Friday, January 4, 2013

Back in the States

The New Year is always a time for reflection and planning, so I have spent some time reminiscing about my months here and thinking about what comes next. I have spent the holidays back in the United States, which I hope explains the paucity of posts over the last month. Granted, spending time in Chicago is as close to spending time in Poland as you can get, particularly if that time is spent on Milwaukee Avenue. I am still struck by how much Warsaw looks like Chicago in terms of general layout, sprawl, street size and the faces of the people who are in those streets. 

One thing that struck me while taking stock of the time I've spent in Poland so far is that everything I've been learning takes place in a kind of indistinct haze. A lot of this is due to the language difference: my day-to-day conversations take place in a language in which at least one of the speakers is not completely comfortable. While my Polish has greatly improved with constant practice, I still can't express myself with all the nuance that comes naturally to me in English. I also do not catch all of the finer points of what others are saying, and when it becomes clear that I am not a Pole, most people will speak in simpler sentences anyway. Likewise, on those occasions when I speak English with someone from overseas, I find myself trying to be clear rather than nuanced. My writing and speech takes on a very straightforward and sometimes almost brutal quality for this reason. I will finish this year in Poland writing like Hemingway. My sentences will be short. They will be simple and true. And this will be good. Wordiness is too often confused for weightiness, complexity of writing for complexity of thought. I have long known the power of simplicity. My time in Poland continues to give me an occasion to practice it, as I spend time trimming unnecessary verbal foliage as a matter of course. That being said, it is nice to be surrounded by native English speakers, as this demands much less work from everyone involved.

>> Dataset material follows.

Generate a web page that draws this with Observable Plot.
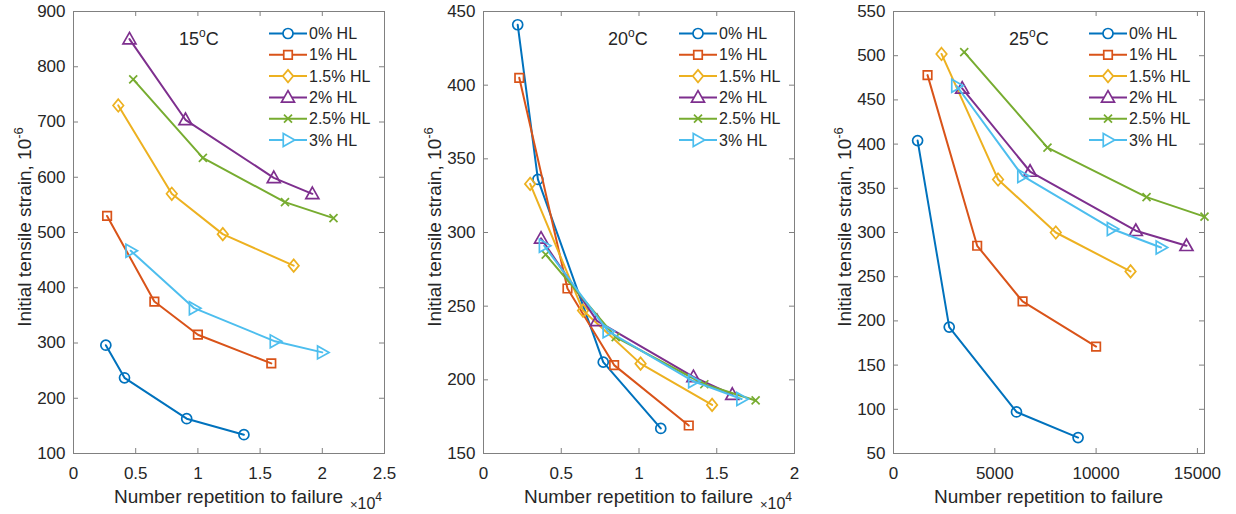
<!DOCTYPE html>
<html>
<head>
<meta charset="utf-8">
<script src="https://cdn.jsdelivr.net/npm/d3@7"></script>
<script src="https://cdn.jsdelivr.net/npm/@observablehq/plot@0.6"></script>
<style>
  html, body { margin: 0; padding: 0; background: #fff; }
  #row { display: flex; flex-direction: row; width: 1236px; height: 514px; }
  #row svg { display: block; }
</style>
</head>
<body>
<div id="row"></div>
<script>
// ---------- data ----------
const seriesNames = ["0% HL", "1% HL", "1.5% HL", "2% HL", "2.5% HL", "3% HL"];
const seriesColors = ["#0072BD", "#D95319", "#EDB120", "#7E2F8E", "#77AC30", "#4DBEEE"];

// 15 °C  (x in units of 10^4 repetitions)
const rep15 = [
  [0.26, 0.41, 0.91, 1.37],
  [0.27, 0.65, 1.00, 1.59],
  [0.36, 0.79, 1.20, 1.77],
  [0.45, 0.90, 1.61, 1.92],
  [0.48, 1.04, 1.70, 2.09],
  [0.46, 0.97, 1.62, 2.00]
];
const strain15 = [
  [296, 237, 163, 134],
  [530, 375, 315, 263],
  [730, 570, 497, 440],
  [850, 704, 599, 570],
  [777, 635, 555, 526],
  [467, 363, 303, 283]
];

// 20 °C  (x in units of 10^4 repetitions)
const rep20 = [
  [0.22, 0.35, 0.77, 1.14],
  [0.23, 0.54, 0.84, 1.32],
  [0.30, 0.64, 1.01, 1.47],
  [0.37, 0.73, 1.35, 1.60],
  [0.40, 0.85, 1.42, 1.75],
  [0.39, 0.80, 1.35, 1.66]
];
const strain20 = [
  [441, 336, 212, 167],
  [405, 262, 210, 169],
  [333, 247, 211, 183],
  [296, 240, 202, 190],
  [285, 229, 197, 186],
  [291, 233, 199, 187]
];

// 25 °C
const rep25 = [
  [1190, 2750, 6070, 9110],
  [1680, 4130, 6370, 10000],
  [2370, 5160, 8010, 11700],
  [3390, 6740, 11960, 14460],
  [3490, 7600, 12490, 15350],
  [3110, 6370, 10790, 13200]
];
const strain25 = [
  [404, 193, 97, 68],
  [478, 285, 222, 171],
  [502, 360, 300, 256],
  [463, 369, 302, 285],
  [504, 396, 340, 318],
  [466, 364, 304, 283]
];

const titles = ["15", "20", "25"];
const xDomains = [[0, 2.5], [0, 2], [0, 15350]];
const xTicks = [[0, 0.5, 1, 1.5, 2, 2.5], [0, 0.5, 1, 1.5, 2], [0, 5000, 10000, 15000]];
const yDomains = [[100, 900], [150, 450], [50, 550]];
const yTicks = [
  [100, 200, 300, 400, 500, 600, 700, 800, 900],
  [150, 200, 250, 300, 350, 400, 450],
  [50, 100, 150, 200, 250, 300, 350, 400, 450, 500, 550]
];
const xExponent = ["4", "4", null];

// ---------- marker symbols (MATLAB-like) ----------
const rad = s => Math.sqrt(s / Math.PI);
const symCircle = { draw(c, s) { const r = rad(s); c.moveTo(r, 0); c.arc(0, 0, r, 0, 2 * Math.PI); c.closePath(); } };
const symSquare = { draw(c, s) { const h = rad(s) * 0.85; c.rect(-h, -h, 2 * h, 2 * h); } };
const symDiamond = { draw(c, s) { const r = rad(s); const w = r * 1.05, h = r * 1.25; c.moveTo(0, -h); c.lineTo(w, 0); c.lineTo(0, h); c.lineTo(-w, 0); c.closePath(); } };
const symTriUp = { draw(c, s) { const r = rad(s); c.moveTo(0, -r * 1.35); c.lineTo(r * 1.3, r * 0.95); c.lineTo(-r * 1.3, r * 0.95); c.closePath(); } };
const symX = { draw(c, s) { const h = rad(s) * 0.8; c.moveTo(-h, -h); c.lineTo(h, h); c.moveTo(h, -h); c.lineTo(-h, h); } };
const symTriRight = { draw(c, s) { const r = rad(s); c.moveTo(r * 1.35, 0); c.lineTo(-r * 0.95, r * 1.3); c.lineTo(-r * 0.95, -r * 1.3); c.closePath(); } };
const symbols = [symCircle, symSquare, symDiamond, symTriUp, symX, symTriRight];

// ---------- layout ----------
const H = 514, MT = 11, MB = 61;
const panelWidths = [410, 410, 416];
const ML = 73, innerW = 311;
const titleDx = [106, 125, 116];
const frameColor = "#808080";
const textColor = "#262626";
const FONT = "'Liberation Sans', Arial, Helvetica, sans-serif";

const reps = [rep15, rep20, rep25];
const strains = [strain15, strain20, strain25];

const row = document.getElementById("row");

for (let p = 0; p < 3; p++) {
  const W = panelWidths[p];
  const MR = W - ML - innerW;
  const innerH = H - MT - MB;
  const rows = [];
  seriesNames.forEach((name, i) => {
    reps[p][i].forEach((x, j) => rows.push({ series: name, idx: i, x, y: strains[p][i][j] }));
  });

  const marks = [
    Plot.frame({ stroke: frameColor, strokeWidth: 1 }),
    Plot.tickX(xTicks[p], { x: d => d, insetTop: innerH - 5, stroke: frameColor }),
    Plot.tickX(xTicks[p], { x: d => d, insetBottom: innerH - 5, stroke: frameColor }),
    Plot.tickY(yTicks[p], { y: d => d, insetRight: innerW - 5, stroke: frameColor }),
    Plot.tickY(yTicks[p], { y: d => d, insetLeft: innerW - 5, stroke: frameColor }),
    Plot.axisX(xTicks[p], { tickSize: 0, tickPadding: 13, label: null, tickFormat: d => String(d), fill: textColor }),
    Plot.axisY(yTicks[p], { tickSize: 0, tickPadding: 8, label: null, tickFormat: d => String(d), fill: textColor })
  ];
  seriesNames.forEach((name, i) => {
    const d = rows.filter(r => r.idx === i);
    marks.push(Plot.line(d, { x: "x", y: "y", stroke: seriesColors[i], strokeWidth: 2 }));
    marks.push(Plot.dot(d, { x: "x", y: "y", stroke: seriesColors[i], fill: "none", symbol: symbols[i], r: 5, strokeWidth: 1.7 }));
  });

  const svgEl = Plot.plot({
    width: W, height: H,
    marginTop: MT, marginBottom: MB, marginLeft: ML, marginRight: MR,
    x: { domain: xDomains[p], label: null, axis: null },
    y: { domain: yDomains[p], label: null, axis: null },
    style: { fontFamily: FONT, fontSize: "17px", color: textColor, background: "white", overflow: "visible" },
    marks
  });
  row.appendChild(svgEl);

  const svg = d3.select(svgEl);
  const g = svg.append("g").attr("font-family", FONT).attr("fill", textColor);
  const right = ML + innerW;

  // x axis label
  g.append("text").attr("x", ML + innerW / 2).attr("y", 503).attr("text-anchor", "middle")
    .attr("font-size", 19).text("Number repetition to failure");
  if (xExponent[p]) {
    const t = g.append("text").attr("x", right - 2).attr("y", 509).attr("text-anchor", "end").attr("font-size", 16);
    t.append("tspan").attr("font-size", 13).text("\u00d7");
    t.append("tspan").text("10");
    t.append("tspan").attr("font-size", 12).attr("dy", -8).text(xExponent[p]);
  }
  // y axis label
  const yl = g.append("text").attr("transform", `translate(31,${MT + innerH / 2 - 5}) rotate(-90)`)
    .attr("text-anchor", "middle").attr("font-size", 19);
  yl.append("tspan").text("Initial tensile strain, 10");
  yl.append("tspan").attr("font-size", 13).attr("dy", -8).text("-6");

  // title
  const tt = g.append("text").attr("x", ML + titleDx[p]).attr("y", 45).attr("text-anchor", "start").attr("font-size", 18);
  tt.append("tspan").text(titles[p]);
  tt.append("tspan").attr("font-size", 12).attr("dy", -8).text("o");
  tt.append("tspan").attr("dy", 8).text("C");

  // legend
  const lg = svg.append("g");
  seriesNames.forEach((name, i) => {
    const yy = MT + 22.5 + i * 21.3;
    const x0 = right - 115, x1 = right - 77, xm = right - 96;
    lg.append("line").attr("x1", x0).attr("x2", x1).attr("y1", yy).attr("y2", yy)
      .attr("stroke", seriesColors[i]).attr("stroke-width", 2);
    lg.append("path").attr("d", d3.symbol(symbols[i], 25 * Math.PI)())
      .attr("transform", `translate(${xm},${yy})`)
      .attr("fill", "white").attr("stroke", seriesColors[i]).attr("stroke-width", 1.7);
    lg.append("text").attr("x", right - 75).attr("y", yy).attr("dy", "0.35em").attr("text-anchor", "start")
      .attr("font-family", FONT).attr("font-size", 16).attr("fill", textColor).text(name);
  });
}
</script>
</body>
</html>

In the coming year I hope to find a way to conduct some cultural outreach. This will of course be bi-directional: I want to leave people with an accurate impression of the United States, as well as thoroughly understand Poland. Accomplishing this will require more thought than I initially anticipated. If my time in Poland has taught me anything, it is that the best way to do things is often an informal one. Formal approaches through formal channels often require a tangle of red tape, pieces of paper with five stamps on them from different departments, and so on. Formal events are also few and far between. The other thing that I'm realizing is that I cannot expect to learn about Poland by the truckload. I think I had this expectation of having a series of deep and probing conversations with a number of people for hours on end. While I have had those sorts of conversations and learned many interesting things from them, far more frequent is the five-minute chat between classes or in a hallway. I'm going to have to piece Poland together five minutes at a time.

I still need to get into the habit of watching TV. I don't do much of that in the States, partly because there is seldom anything good on. Of course, to hear certain Poles talk about it, Poland is increasingly having the same problem. This is hardly the point: it is excellent language practice.
At the risk of sounding obvious, I will say that living in a country and being a tourist are completely different experiences, and that it isn't possible to really get the feel for a place without living there for an extended period of time. I saw Krakow on a superficial level for two weeks, and now at a deeper level for two months and change. Poland looks much more complicated now than it did the first time I was there, largely because now I have seen more of the warts that every country has but are easily hidden from someone who sees the tourist sights, eats at good restaurants, and is on a budget that is looser than that of the average resident.

All in all, I'm very glad to be working and living in Poland. It continues to teach me a lot about not only another country, but my own, not only about other people, but also about myself.